Corp. Structure

There are many available corporate structures; some good, some not so good.
Choosing the right corporate structure is critical to the success of your business. If you choose the wrong corporate structure, you could severely hurt your ability to establish corporate credit. It could also impact how much personal liability you have within your company. Let’s review the different types of business structures available today to see which may be the best fit for your company.


LLC’s (limited liability companies) are one of the newest and most popular forms of business structures. It is considered an incorporated company structure and therefore, a separate legal entity. LLC’s are filed at the state level with the Secretary of State. This business structure is a cross between a corporation and a limited partnership. You do not need a partner to be filed as an LLC. LLC’s are easy to file and easy to maintain year to year. There are no board meetings required or corporate minutes to maintain. You simply file an annual report with the Secretary of State when you pay your annual renewal fees, and relist the corporate officers. (Even if there have been no changes over the previous year.) LLC’s are not taxed at the entity level. Instead, the taxes are passed through to the individual shareholders and are assessed based on the annual dividends of the shareholders. The taxes are then paid by the shareholders on their individual tax returns. This makes paying your company taxes very easy. If you are the sole owner of your LLC, you will pay your corporate taxes based on your net profits (dividends), and do so via your personal tax return under capital gains. LLC’s provide legal protection from personal liability, just like corporations. Your liability is limited to the dollar amount you have invested into the LLC. The cost of filing and maintaining an LLC is generally less than other types of incorporated businesses. I highly recommend this type of filing if your company is going to have twenty or less employees. For liability protection, tax advantages, costs, and ease of use, you will be well served with this type of corporate structure. The only real drawback to an LLC filing is that an LLC cannot be a publicly traded company. If you want to someday appear on NASDAQ, then this is not the corporate structure for you. That aside, an LLC could be the right choice for you and your company.

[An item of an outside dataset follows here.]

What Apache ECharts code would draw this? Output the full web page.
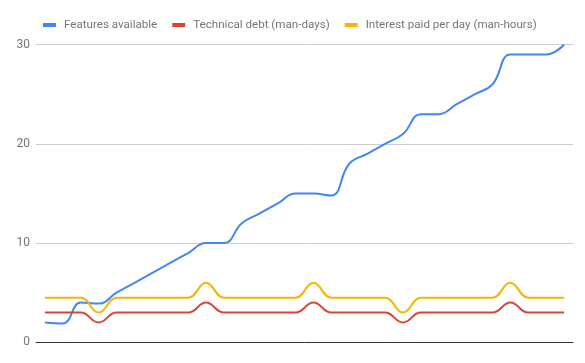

A corporation (C-Corp) is a company structure that is a legal entity separate from the business owner(s). Operating under its own name, it has the legal authority by state law to act as a legal entity. With C-Corps, you will be required to maintain a board of directors, hold quarterly board meetings, and document the minutes from those board meetings. C-Corps are taxed both at the entity level and again through the individual share-holders on dividends paid to them annually. Thus, C-Corps face double taxation; once at the entity level, and again as a shareholder in the form of dividends. This double taxation can be offset with by-laws written into the Articles of Incorporation when the C-Corp is initially filed. For example, let’s say you are operating a home-based business and are filed as a C-Corp. You can add by-laws to your Articles of Incorporation that state the C-Corp will cover all your business operating expenses. Therefore, your mortgage/rent, utility bills, phone, internet, cable expenses, etc. can all be debts assumed by the C-Corp. Your operating expenses are then absorbed by the C-Corp before you show any profits the C-Corp earns. Since you only pay taxes based on company profits, your overall tax burden is reduced, based on the C-Corp’s legal authority to assume your operating expenses. Another advantage of C-Corps is that they can be a publicly traded company.


S-Corps are almost identical to C-Corp filings, with one major exception. They are not taxed at the entity/corporate level. They have a special tax designation under subchapter S of the Internal Revenue Code. Like LLC’s, they do not face double taxation. Taxes are paid instead through the shareholders, based on their share of the annual dividends, and are filed via the shareholders individual tax returns. To take a subchapter (S) election, your corporation must be owned by individual(s), and not a trust. Total shareholders must be less than 100. Family members combined count as one shareholder. Thus, you can have up to 98 non-family member shareholders, and still take this election. You must file for this election with the IRS within 75 days of your incorporation filing date. To take this election, complete IRS form 2553, and either mail or fax the completed form to the IRS. You can obtain this form by visiting the IRS website at Use their form “search engine,” and type in 2553. Download and print a copy to be completed manually. This three page form is rather simple and will take less than five minutes to complete. Like C-Corps, they are a separate legal entity, and provide full liability protection from corporate debts. S-Corps can also be a publicly traded company, just like a C-Corp. If double taxation is a concern for you, then this corporate structure might be the ideal type for your company.